The principle of measurement, however, is not in nature’s laws, for they are impersonal, cosmic in their action; it is in the individual, with his capacity consciously or instinctively to appropriate the universal bounties.

There is in nature an All-pervading Principle of Intelligence, but it does not measure its gifts as an act of choice or personal discrimination. That is the province of the creature, and man receives greater gifts as he evolves within himself the mental capacity to perceive and appropriate more of the hidden resources of the Universal Mind.

Even God cannot give to a man what he has not the developed capacity to receive.

The Unseen Measurer is the spirit of man, [141] for he decides by his mental attitudes what the Universal Spirit shall give to him. With what measure he metes, it is measured to him again. He sets his own pace; he decides his own value; he determines what life will measure to him.

Take the case of an unjust worker. He gives grudgingly. He watches the clock rather than his task. He skimps his measurement of service. He feels that he is “an economic slave.” He is held to his task only by grim necessity. He envies his employer, and his superiors. This mental attitude determines his place and his rewards. When slack times come, he is the first to go. What he measured to others is measured back to him. He may, and probably will, blame his luck, his employer, the times, or even God. But all the while he has used his power of measurement to decide his meagre returns from life.

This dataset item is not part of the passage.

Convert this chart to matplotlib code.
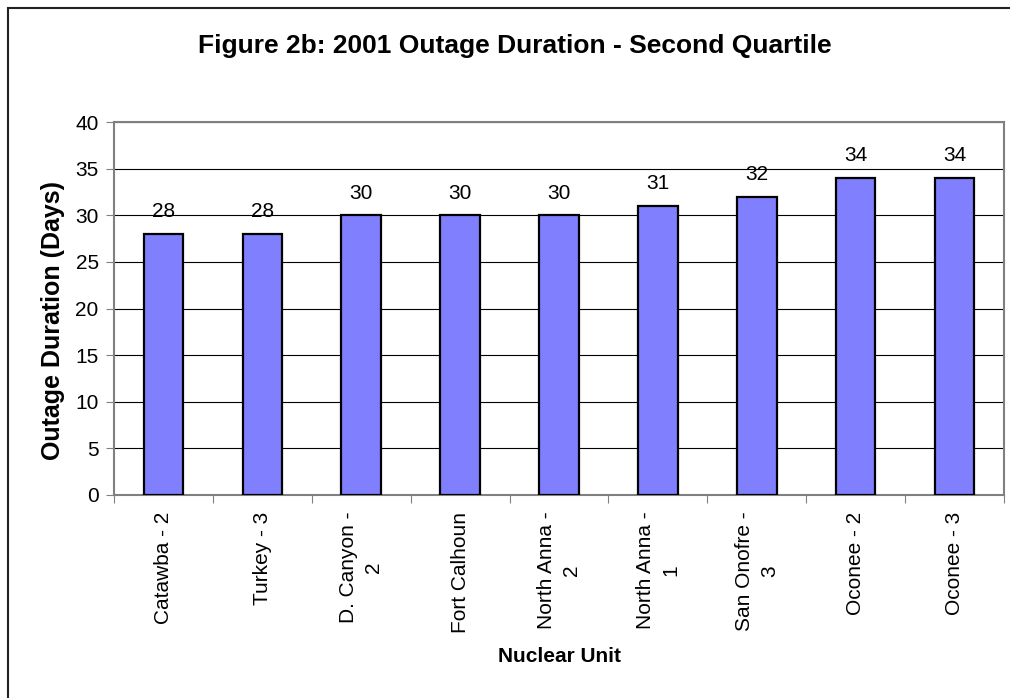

God gives without measure. The universe awaits man’s recognition. The laws of nature and of Mind are the servants of consciousness. All the resources of the Father are available to the son, ready for his use. But these resources, whether natural or spiritual, can only be received by the son when a mental equivalent is developed. The slothful person has his reward. The thinker, the worker, is also rewarded, each according to his thoughts and desires. [142] Consciously or unconsciously, we make our demands on life, and values are measured out to us in exact accord with our capacity to receive. What we think, that we become. What we demand in terms of knowledge and developed power, that we receive.